**DATASET EXCERPT**
-- START --
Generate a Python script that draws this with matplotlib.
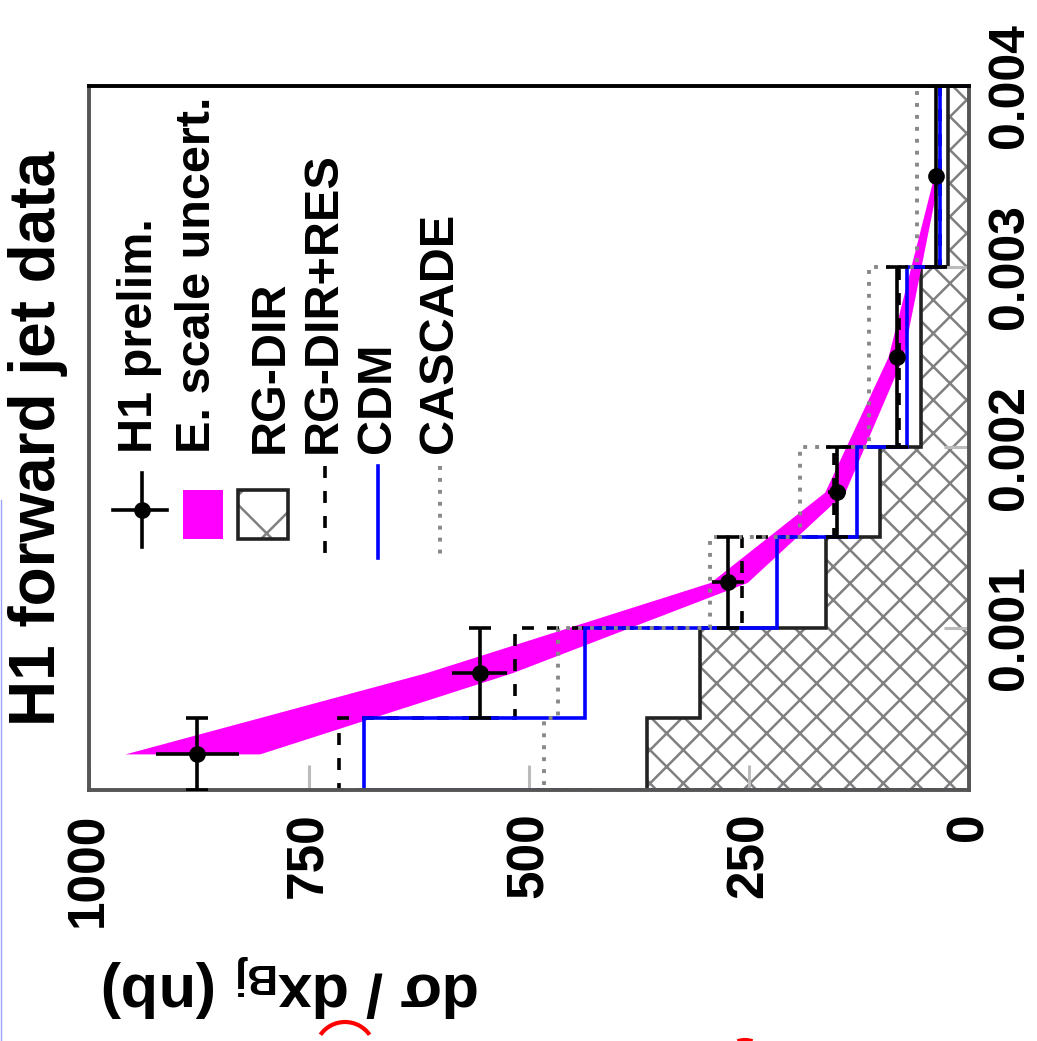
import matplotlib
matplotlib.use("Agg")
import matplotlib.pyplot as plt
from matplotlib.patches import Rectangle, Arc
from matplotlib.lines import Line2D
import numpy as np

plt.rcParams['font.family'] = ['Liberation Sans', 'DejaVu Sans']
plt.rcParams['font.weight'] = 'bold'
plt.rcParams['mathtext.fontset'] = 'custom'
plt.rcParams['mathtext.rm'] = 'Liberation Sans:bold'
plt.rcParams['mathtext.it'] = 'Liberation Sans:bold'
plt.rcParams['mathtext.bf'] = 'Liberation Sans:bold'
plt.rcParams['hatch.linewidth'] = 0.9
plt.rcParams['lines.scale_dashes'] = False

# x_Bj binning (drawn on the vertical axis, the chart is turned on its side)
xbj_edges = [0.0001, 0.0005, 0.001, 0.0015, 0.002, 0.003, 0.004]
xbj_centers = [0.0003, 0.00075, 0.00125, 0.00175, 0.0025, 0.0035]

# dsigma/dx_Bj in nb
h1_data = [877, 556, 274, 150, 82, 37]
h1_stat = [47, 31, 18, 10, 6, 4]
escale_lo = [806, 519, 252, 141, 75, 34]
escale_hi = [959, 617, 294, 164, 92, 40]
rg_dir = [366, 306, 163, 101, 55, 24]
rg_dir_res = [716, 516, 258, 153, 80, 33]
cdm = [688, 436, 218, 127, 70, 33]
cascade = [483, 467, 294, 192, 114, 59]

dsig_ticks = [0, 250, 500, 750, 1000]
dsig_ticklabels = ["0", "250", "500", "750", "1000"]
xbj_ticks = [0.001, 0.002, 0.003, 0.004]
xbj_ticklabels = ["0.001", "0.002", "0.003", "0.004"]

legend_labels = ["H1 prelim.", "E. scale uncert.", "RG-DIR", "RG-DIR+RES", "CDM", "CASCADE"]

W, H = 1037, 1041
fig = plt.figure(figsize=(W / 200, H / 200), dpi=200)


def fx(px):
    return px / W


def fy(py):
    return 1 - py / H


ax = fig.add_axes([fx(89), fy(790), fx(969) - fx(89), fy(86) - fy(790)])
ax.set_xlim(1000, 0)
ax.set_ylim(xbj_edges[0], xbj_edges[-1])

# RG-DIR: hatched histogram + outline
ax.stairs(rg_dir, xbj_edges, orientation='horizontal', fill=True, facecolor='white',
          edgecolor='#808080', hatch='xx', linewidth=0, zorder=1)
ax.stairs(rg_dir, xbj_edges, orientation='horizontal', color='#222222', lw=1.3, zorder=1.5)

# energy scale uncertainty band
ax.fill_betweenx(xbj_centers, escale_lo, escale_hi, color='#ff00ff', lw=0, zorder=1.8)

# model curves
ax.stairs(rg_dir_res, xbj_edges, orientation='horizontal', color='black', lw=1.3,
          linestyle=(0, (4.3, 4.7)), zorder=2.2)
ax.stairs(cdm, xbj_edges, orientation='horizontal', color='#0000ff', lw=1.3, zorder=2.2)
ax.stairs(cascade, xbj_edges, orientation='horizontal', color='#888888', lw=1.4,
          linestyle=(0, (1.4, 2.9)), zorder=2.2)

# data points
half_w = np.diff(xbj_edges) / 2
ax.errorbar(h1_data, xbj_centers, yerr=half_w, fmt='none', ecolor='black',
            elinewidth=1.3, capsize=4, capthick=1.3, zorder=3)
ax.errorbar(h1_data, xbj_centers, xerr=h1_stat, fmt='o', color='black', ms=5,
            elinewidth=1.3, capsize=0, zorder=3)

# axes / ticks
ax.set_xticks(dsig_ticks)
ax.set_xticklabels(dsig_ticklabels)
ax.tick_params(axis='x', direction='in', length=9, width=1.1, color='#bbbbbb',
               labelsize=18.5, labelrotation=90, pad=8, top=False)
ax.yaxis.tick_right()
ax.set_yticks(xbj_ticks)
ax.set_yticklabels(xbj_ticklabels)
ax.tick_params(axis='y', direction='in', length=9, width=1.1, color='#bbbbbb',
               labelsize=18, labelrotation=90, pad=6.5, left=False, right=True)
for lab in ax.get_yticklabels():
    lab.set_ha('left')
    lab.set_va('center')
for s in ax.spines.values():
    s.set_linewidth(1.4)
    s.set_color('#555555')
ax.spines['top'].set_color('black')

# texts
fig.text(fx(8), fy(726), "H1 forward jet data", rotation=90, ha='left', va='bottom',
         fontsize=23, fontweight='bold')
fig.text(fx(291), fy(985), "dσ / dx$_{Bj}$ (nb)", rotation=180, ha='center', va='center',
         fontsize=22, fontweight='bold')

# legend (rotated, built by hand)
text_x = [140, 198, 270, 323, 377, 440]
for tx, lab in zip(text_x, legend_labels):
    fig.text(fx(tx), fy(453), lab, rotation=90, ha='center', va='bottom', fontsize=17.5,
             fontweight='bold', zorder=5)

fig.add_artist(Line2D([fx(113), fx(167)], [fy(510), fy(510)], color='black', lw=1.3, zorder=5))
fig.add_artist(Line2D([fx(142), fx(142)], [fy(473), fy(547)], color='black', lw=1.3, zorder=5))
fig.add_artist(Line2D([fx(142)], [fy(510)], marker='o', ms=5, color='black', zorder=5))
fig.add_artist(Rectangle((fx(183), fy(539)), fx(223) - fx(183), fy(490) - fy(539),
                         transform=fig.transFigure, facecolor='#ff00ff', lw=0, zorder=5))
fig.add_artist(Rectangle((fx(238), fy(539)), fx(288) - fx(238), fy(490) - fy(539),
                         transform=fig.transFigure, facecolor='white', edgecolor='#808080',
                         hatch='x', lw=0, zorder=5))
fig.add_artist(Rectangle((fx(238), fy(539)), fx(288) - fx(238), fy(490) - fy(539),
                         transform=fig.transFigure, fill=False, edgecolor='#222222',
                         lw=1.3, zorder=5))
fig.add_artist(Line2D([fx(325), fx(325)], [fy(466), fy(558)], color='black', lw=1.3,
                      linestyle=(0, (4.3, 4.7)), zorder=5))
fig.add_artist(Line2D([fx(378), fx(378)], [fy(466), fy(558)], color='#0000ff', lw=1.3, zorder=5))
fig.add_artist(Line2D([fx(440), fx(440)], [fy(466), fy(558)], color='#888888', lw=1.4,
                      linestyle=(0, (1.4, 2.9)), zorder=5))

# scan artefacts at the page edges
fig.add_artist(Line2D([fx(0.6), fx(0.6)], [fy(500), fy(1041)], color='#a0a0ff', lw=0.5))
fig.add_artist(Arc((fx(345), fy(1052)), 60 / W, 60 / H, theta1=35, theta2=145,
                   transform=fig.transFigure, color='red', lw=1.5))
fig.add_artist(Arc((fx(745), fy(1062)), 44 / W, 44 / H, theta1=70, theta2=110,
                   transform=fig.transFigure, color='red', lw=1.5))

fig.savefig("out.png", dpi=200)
-- END --
**WHAT THE TASK REQUIRES**
Write the lines above out again exactly, without any of their pictures.

**FINISHED EXERCISE**
Generate a Python script that draws this with matplotlib.
import matplotlib
matplotlib.use("Agg")
import matplotlib.pyplot as plt
from matplotlib.patches import Rectangle, Arc
from matplotlib.lines import Line2D
import numpy as np

plt.rcParams['font.family'] = ['Liberation Sans', 'DejaVu Sans']
plt.rcParams['font.weight'] = 'bold'
plt.rcParams['mathtext.fontset'] = 'custom'
plt.rcParams['mathtext.rm'] = 'Liberation Sans:bold'
plt.rcParams['mathtext.it'] = 'Liberation Sans:bold'
plt.rcParams['mathtext.bf'] = 'Liberation Sans:bold'
plt.rcParams['hatch.linewidth'] = 0.9
plt.rcParams['lines.scale_dashes'] = False

# x_Bj binning (drawn on the vertical axis, the chart is turned on its side)
xbj_edges = [0.0001, 0.0005, 0.001, 0.0015, 0.002, 0.003, 0.004]
xbj_centers = [0.0003, 0.00075, 0.00125, 0.00175, 0.0025, 0.0035]

# dsigma/dx_Bj in nb
h1_data = [877, 556, 274, 150, 82, 37]
h1_stat = [47, 31, 18, 10, 6, 4]
escale_lo = [806, 519, 252, 141, 75, 34]
escale_hi = [959, 617, 294, 164, 92, 40]
rg_dir = [366, 306, 163, 101, 55, 24]
rg_dir_res = [716, 516, 258, 153, 80, 33]
cdm = [688, 436, 218, 127, 70, 33]
cascade = [483, 467, 294, 192, 114, 59]

dsig_ticks = [0, 250, 500, 750, 1000]
dsig_ticklabels = ["0", "250", "500", "750", "1000"]
xbj_ticks = [0.001, 0.002, 0.003, 0.004]
xbj_ticklabels = ["0.001", "0.002", "0.003", "0.004"]

legend_labels = ["H1 prelim.", "E. scale uncert.", "RG-DIR", "RG-DIR+RES", "CDM", "CASCADE"]

W, H = 1037, 1041
fig = plt.figure(figsize=(W / 200, H / 200), dpi=200)


def fx(px):
    return px / W


def fy(py):
    return 1 - py / H


ax = fig.add_axes([fx(89), fy(790), fx(969) - fx(89), fy(86) - fy(790)])
ax.set_xlim(1000, 0)
ax.set_ylim(xbj_edges[0], xbj_edges[-1])

# RG-DIR: hatched histogram + outline
ax.stairs(rg_dir, xbj_edges, orientation='horizontal', fill=True, facecolor='white',
          edgecolor='#808080', hatch='xx', linewidth=0, zorder=1)
ax.stairs(rg_dir, xbj_edges, orientation='horizontal', color='#222222', lw=1.3, zorder=1.5)

# energy scale uncertainty band
ax.fill_betweenx(xbj_centers, escale_lo, escale_hi, color='#ff00ff', lw=0, zorder=1.8)

# model curves
ax.stairs(rg_dir_res, xbj_edges, orientation='horizontal', color='black', lw=1.3,
          linestyle=(0, (4.3, 4.7)), zorder=2.2)
ax.stairs(cdm, xbj_edges, orientation='horizontal', color='#0000ff', lw=1.3, zorder=2.2)
ax.stairs(cascade, xbj_edges, orientation='horizontal', color='#888888', lw=1.4,
          linestyle=(0, (1.4, 2.9)), zorder=2.2)

# data points
half_w = np.diff(xbj_edges) / 2
ax.errorbar(h1_data, xbj_centers, yerr=half_w, fmt='none', ecolor='black',
            elinewidth=1.3, capsize=4, capthick=1.3, zorder=3)
ax.errorbar(h1_data, xbj_centers, xerr=h1_stat, fmt='o', color='black', ms=5,
            elinewidth=1.3, capsize=0, zorder=3)

# axes / ticks
ax.set_xticks(dsig_ticks)
ax.set_xticklabels(dsig_ticklabels)
ax.tick_params(axis='x', direction='in', length=9, width=1.1, color='#bbbbbb',
               labelsize=18.5, labelrotation=90, pad=8, top=False)
ax.yaxis.tick_right()
ax.set_yticks(xbj_ticks)
ax.set_yticklabels(xbj_ticklabels)
ax.tick_params(axis='y', direction='in', length=9, width=1.1, color='#bbbbbb',
               labelsize=18, labelrotation=90, pad=6.5, left=False, right=True)
for lab in ax.get_yticklabels():
    lab.set_ha('left')
    lab.set_va('center')
for s in ax.spines.values():
    s.set_linewidth(1.4)
    s.set_color('#555555')
ax.spines['top'].set_color('black')

# texts
fig.text(fx(8), fy(726), "H1 forward jet data", rotation=90, ha='left', va='bottom',
         fontsize=23, fontweight='bold')
fig.text(fx(291), fy(985), "dσ / dx$_{Bj}$ (nb)", rotation=180, ha='center', va='center',
         fontsize=22, fontweight='bold')

# legend (rotated, built by hand)
text_x = [140, 198, 270, 323, 377, 440]
for tx, lab in zip(text_x, legend_labels):
    fig.text(fx(tx), fy(453), lab, rotation=90, ha='center', va='bottom', fontsize=17.5,
             fontweight='bold', zorder=5)

fig.add_artist(Line2D([fx(113), fx(167)], [fy(510), fy(510)], color='black', lw=1.3, zorder=5))
fig.add_artist(Line2D([fx(142), fx(142)], [fy(473), fy(547)], color='black', lw=1.3, zorder=5))
fig.add_artist(Line2D([fx(142)], [fy(510)], marker='o', ms=5, color='black', zorder=5))
fig.add_artist(Rectangle((fx(183), fy(539)), fx(223) - fx(183), fy(490) - fy(539),
                         transform=fig.transFigure, facecolor='#ff00ff', lw=0, zorder=5))
fig.add_artist(Rectangle((fx(238), fy(539)), fx(288) - fx(238), fy(490) - fy(539),
                         transform=fig.transFigure, facecolor='white', edgecolor='#808080',
                         hatch='x', lw=0, zorder=5))
fig.add_artist(Rectangle((fx(238), fy(539)), fx(288) - fx(238), fy(490) - fy(539),
                         transform=fig.transFigure, fill=False, edgecolor='#222222',
                         lw=1.3, zorder=5))
fig.add_artist(Line2D([fx(325), fx(325)], [fy(466), fy(558)], color='black', lw=1.3,
                      linestyle=(0, (4.3, 4.7)), zorder=5))
fig.add_artist(Line2D([fx(378), fx(378)], [fy(466), fy(558)], color='#0000ff', lw=1.3, zorder=5))
fig.add_artist(Line2D([fx(440), fx(440)], [fy(466), fy(558)], color='#888888', lw=1.4,
                      linestyle=(0, (1.4, 2.9)), zorder=5))

# scan artefacts at the page edges
fig.add_artist(Line2D([fx(0.6), fx(0.6)], [fy(500), fy(1041)], color='#a0a0ff', lw=0.5))
fig.add_artist(Arc((fx(345), fy(1052)), 60 / W, 60 / H, theta1=35, theta2=145,
                   transform=fig.transFigure, color='red', lw=1.5))
fig.add_artist(Arc((fx(745), fy(1062)), 44 / W, 44 / H, theta1=70, theta2=110,
                   transform=fig.transFigure, color='red', lw=1.5))

fig.savefig("out.png", dpi=200)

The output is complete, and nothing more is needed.